Wielu katolików bez zająknienia potrafi wyrecytować, czym jest Adwent. Teoretycznie rozumiemy jego przesłanie i skłonni jesteśmy uczynić wiele, by zwłaszcza druga jego część przebiegała w duchu podniosłej radości, towarzyszącej bezpośrednim przygotowaniom do uroczystości Narodzenia Pańskiego w naszych domach, rodzinach, parafiach. Dobrze, jeśli w przeżywaniu tego okresu udaje się zachować właściwy balans, by sprawy doczesne nie przysłaniały jego głębokiego wymiaru duchowego. Aby wejść w Adwent warto sobie uczciwie odpowiedzieć na pytanie: na co czekamy? Gorąco zachęca do tego ks. Andrzej Galant, proboszcz parafii Najświętszej Maryi Panny Matki Kościoła w Chojnie, który podkreśla, że najpiękniejsze dary czekają nas nie pod choinką…

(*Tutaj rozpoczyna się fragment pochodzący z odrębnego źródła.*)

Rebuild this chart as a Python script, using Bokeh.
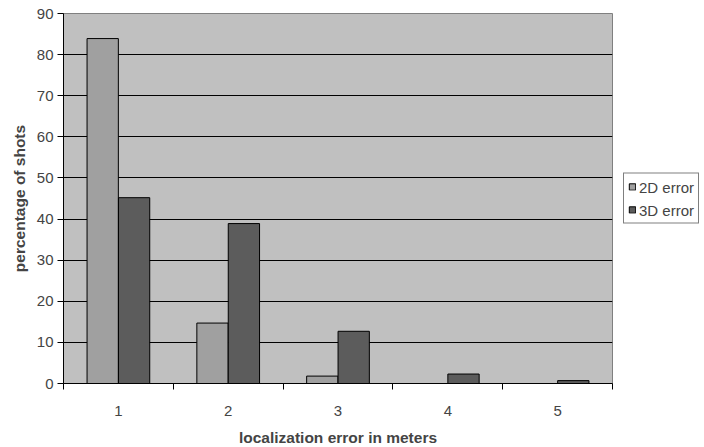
from bokeh.plotting import figure
from bokeh.models import ColumnDataSource, FixedTicker, Legend, LegendItem
from bokeh.embed import file_html
from bokeh.resources import INLINE

categories = [1, 2, 3, 4, 5]
err_2d = [83.9, 14.7, 1.8, 0.0, 0.0]
err_3d = [45.2, 38.9, 12.7, 2.3, 0.7]
series_names = ["2D error", "3D error"]
y_ticks = [0, 10, 20, 30, 40, 50, 60, 70, 80, 90]

FONT = "Liberation Sans"
bar_w = 0.285
off = 0.143

src = ColumnDataSource(dict(
    x1=[c - off for c in categories],
    x2=[c + off for c in categories],
    y1=err_2d,
    y2=err_3d,
))

p = figure(frame_width=549, frame_height=370, output_backend="svg", toolbar_location=None,
           x_range=(0.5, 5.5), y_range=(0, 90),
           min_border_left=63, min_border_right=92, min_border_top=13, min_border_bottom=64)
p.background_fill_color = "#C0C0C0"
p.border_fill_color = "white"
p.outline_line_color = "#808080"
p.outline_line_width = 1

r1 = p.vbar(x="x1", top="y1", width=bar_w, source=src, fill_color="#A0A0A0", line_color="black", line_width=1)
r2 = p.vbar(x="x2", top="y2", width=bar_w, source=src, fill_color="#5C5C5C", line_color="black", line_width=1)

# grid
p.xgrid.visible = False
p.ygrid.ticker = FixedTicker(ticks=y_ticks[1:-1])
p.ygrid.grid_line_color = "black"
p.ygrid.grid_line_width = 1

# y axis
p.yaxis.ticker = FixedTicker(ticks=y_ticks)
p.yaxis.axis_line_color = "black"
p.yaxis.major_tick_in = 0
p.yaxis.major_tick_out = 6
p.yaxis.minor_tick_line_alpha = 0
p.yaxis.major_label_text_font = FONT
p.yaxis.major_label_text_font_size = "15px"
p.yaxis.major_label_standoff = 4
p.yaxis.axis_label = "percentage of shots"
p.yaxis.axis_label_text_font = FONT
p.yaxis.axis_label_text_font_style = "bold"
p.yaxis.axis_label_text_font_size = "15.5px"
p.yaxis.axis_label_standoff = 6

# x axis
p.xaxis.ticker = FixedTicker(ticks=categories, minor_ticks=[c - 0.5 for c in categories] + [5.5])
p.xaxis.axis_line_color = "black"
p.xaxis.major_tick_in = 0
p.xaxis.major_tick_out = 0
p.xaxis.minor_tick_in = 0
p.xaxis.minor_tick_out = 6
p.xaxis.minor_tick_line_color = "black"
p.xaxis.major_label_text_font = FONT
p.xaxis.major_label_text_font_size = "15px"
p.xaxis.major_label_standoff = 16
p.xaxis.axis_label = "localization error in meters"
p.xaxis.axis_label_text_font = FONT
p.xaxis.axis_label_text_font_style = "bold"
p.xaxis.axis_label_text_font_size = "15.5px"
p.xaxis.axis_label_standoff = 10

legend = Legend(items=[LegendItem(label=series_names[0], renderers=[r1]),
                       LegendItem(label=series_names[1], renderers=[r2])],
                location="left")
legend.border_line_color = "black"
legend.border_line_width = 1
legend.background_fill_color = "white"
legend.label_text_font = FONT
legend.label_text_font_size = "15px"
legend.glyph_width = 8
legend.glyph_height = 8
legend.spacing = 5
legend.padding = 4
legend.margin = 11
legend.label_standoff = 3
legend.label_height = 18
p.add_layout(legend, "right")

open("out.html", "w").write(file_html(p, INLINE))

Adam Szewczyk: Adwent to z jednej strony początek nowego roku liturgicznego w Kościele katolickim, z drugiej okres przygotowania do uroczystości Narodzenia Pańskiego, w którym wspominamy pierwsze przyjście Syna Bożego do ludzi. Dlaczego zatem liturgicznym kolorem Adwentu jest fiolet, bardziej kojarzony z wielkopostnym umartwieniem lub Mszami św. za zmarłych?

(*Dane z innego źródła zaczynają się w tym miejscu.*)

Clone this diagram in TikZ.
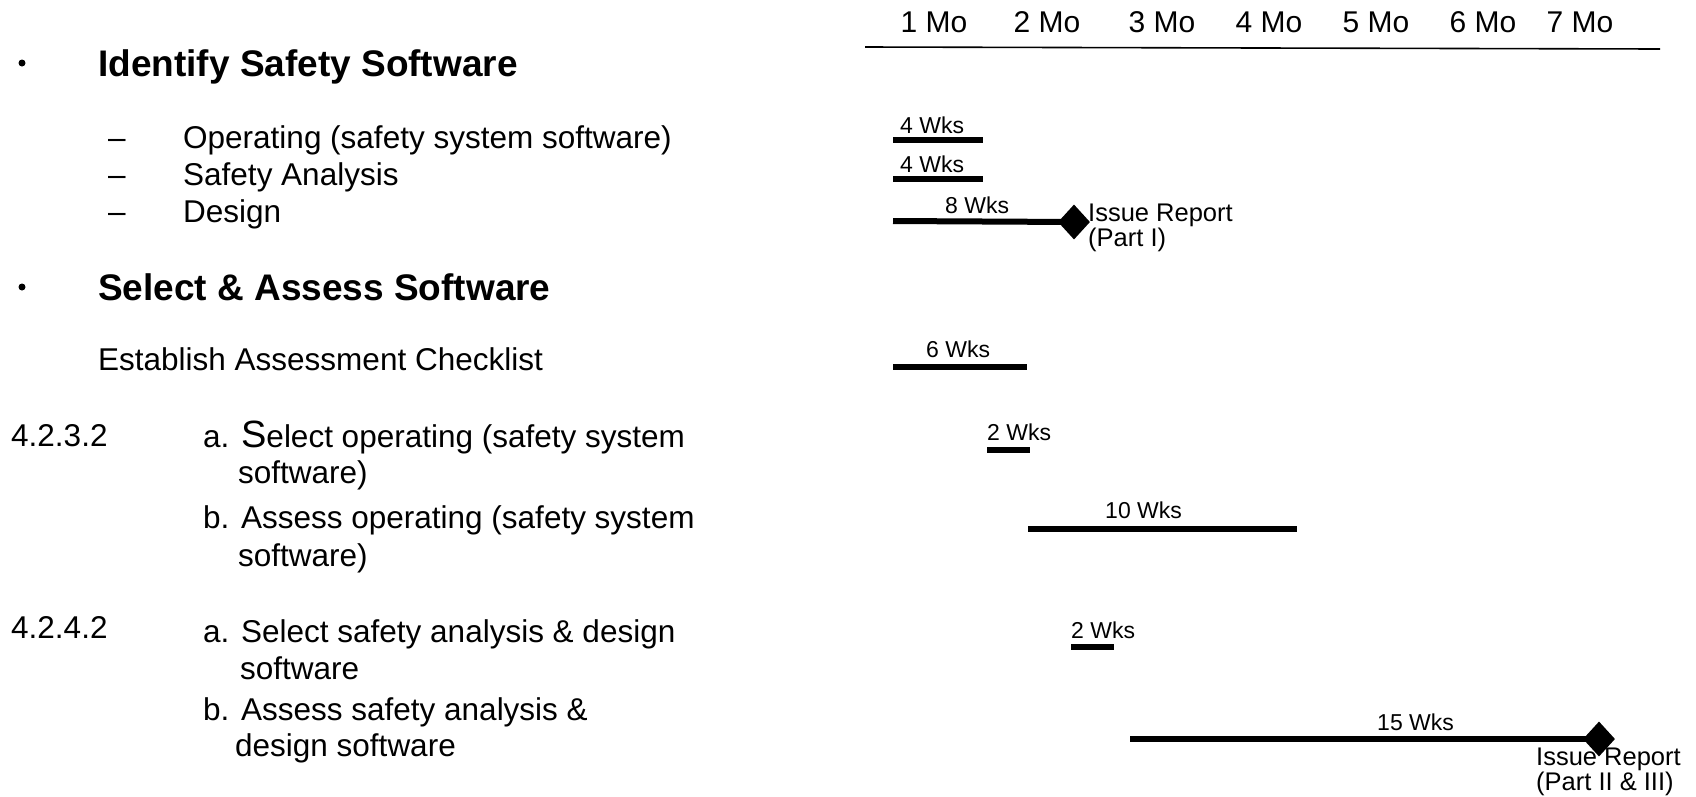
\documentclass[tikz,border=0pt]{standalone}
\usepackage{fontspec}
\setmainfont{Liberation Sans}
\usetikzlibrary{shapes.geometric}
\newcommand{\myfs}[1]{\fontsize{#1}{#1}\selectfont}
\tikzset{
  txt/.style={anchor=base west, inner sep=0pt, font=\myfs{31.5}},
  head/.style={anchor=base west, inner sep=0pt, font=\myfs{37}\bfseries},
  month/.style={anchor=base, inner sep=0pt, font=\myfs{30}},
  wk/.style={anchor=base west, inner sep=0pt, font=\myfs{23}},
  note/.style={anchor=base west, inner sep=0pt, font=\myfs{25.5}},
  bar/.style={line width=6pt, line cap=butt},
  mile/.style={diamond, fill=black, inner sep=0pt, minimum width=32pt, minimum height=35pt},
  dot/.style={circle, fill=black, inner sep=0pt, minimum size=7pt}
}
\begin{document}
\begin{tikzpicture}[x=1pt,y=-1pt]
\useasboundingbox[fill=white] (0,0) rectangle (1696,796);
% timeline header
\node[month] (m1) at (934,32) {1 Mo};
\node[month] (m2) at (1047,32) {2 Mo};
\node[month] (m3) at (1162,32) {3 Mo};
\node[month] (m4) at (1269,32) {4 Mo};
\node[month] (m5) at (1376,32) {5 Mo};
\node[month] (m6) at (1483,32) {6 Mo};
\node[month] (m7) at (1580,32) {7 Mo};
\coordinate (axL) at (865,47);
\coordinate (axR) at (1660,49);
\draw[line width=1.6pt] (axL) -- (axR);
% left column
\node[dot] (b1) at (22,63) {};
\node[head] (t1) at (98,76) {Identify Safety Software};
\node[txt] (d1) at (108,148) {–};
\node[txt] (t11) at (183,148) {Operating (safety system software)};
\node[txt] (d2) at (108,185) {–};
\node[txt] (t12) at (183,185) {Safety Analysis};
\node[txt] (d3) at (108,222) {–};
\node[txt] (t13) at (183,222) {Design};
\node[dot] (b2) at (22,287) {};
\node[head] (t2) at (98,300) {Select \& Assess Software};
\node[txt] (t21) at (98,370) {Establish Assessment Checklist};
\node[txt] (n1) at (11,446) {4.2.3.2};
\node[txt] (t22) at (203,447) {a. {\myfs{38}S}elect operating (safety system};
\node[txt] (t22b) at (238,483) {software)};
\node[txt] (t23) at (203,528) {b. Assess operating (safety system};
\node[txt] (t23b) at (238,566) {software)};
\node[txt] (n2) at (11,638) {4.2.4.2};
\node[txt] (t24) at (203,642) {a. Select safety analysis \& design};
\node[txt] (t24b) at (240,679) {software};
\node[txt] (t25) at (203,720) {b. Assess safety analysis \&};
\node[txt] (t25b) at (235,756) {design software};
% bars
\coordinate (s1) at (893,140); \coordinate (e1) at (983,140);
\draw[bar] (s1) -- (e1);
\node[wk] (l1) at (900,133) {4 Wks};
\coordinate (s2) at (893,179); \coordinate (e2) at (983,179);
\draw[bar] (s2) -- (e2);
\node[wk] (l2) at (900,172) {4 Wks};
\node[note] (r1a) at (1088,221) {Issue Report};
\node[note] (r1b) at (1088,246) {(Part I)};
\node[mile] (ms1) at (1074,222) {};
\coordinate (s3) at (893,221);
\draw[bar] (s3) -- (ms1.center);
\node[wk] (l3) at (945,213) {8 Wks};
\coordinate (s4) at (893,367); \coordinate (e4) at (1027,367);
\draw[bar] (s4) -- (e4);
\node[wk] (l4) at (926,357) {6 Wks};
\coordinate (s5) at (987,450); \coordinate (e5) at (1030,450);
\draw[bar] (s5) -- (e5);
\node[wk] (l5) at (987,440) {2 Wks};
\coordinate (s6) at (1028,529); \coordinate (e6) at (1297,529);
\draw[bar] (s6) -- (e6);
\node[wk] (l6) at (1105,518) {10 Wks};
\coordinate (s7) at (1071,647); \coordinate (e7) at (1114,647);
\draw[bar] (s7) -- (e7);
\node[wk] (l7) at (1071,638) {2 Wks};
\node[note] (r2a) at (1536,765) {Issue Report};
\node[note] (r2b) at (1536,790) {(Part II \& III)};
\node[mile] (ms2) at (1599,739) {};
\coordinate (s8) at (1130,739);
\draw[bar] (s8) -- (ms2.center);
\node[wk] (l8) at (1377,730) {15 Wks};
\end{tikzpicture}
\end{document}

Ks. Andrzej Galant: Z dzieciństwa pamiętamy przede wszystkim okres oczekiwania na święta Bożego Narodzenia. I to jest prawda. Jednak czas Adwentu to również, a może przede wszystkim czas naszego przygotowania na stanięcie przed Chrystusem Królem na zakończenie naszego życia. Będzie to sąd, zdanie relacji z naszej ziemskiej pielgrzymki, naszych wartości, wiary i miłości. Często o tym drugim Adwencie zapominamy, mając przed oczami przygotowanie świąt, ubieranie choinki i organizowanie prezentów. Znakiem szczególnym tego okresu jest kolor fioletowy, czyli kolor refleksji, nawrócenia. Dlatego nie jest to tylko radosne oczekiwanie na narodzenie Chrystusa. Jest to czas mojego nawrócenia, mojej spowiedzi, może przeżycia rekolekcji, gdyż pamiętam, że mam spotkać się z Chrystusem po mojej śmierci.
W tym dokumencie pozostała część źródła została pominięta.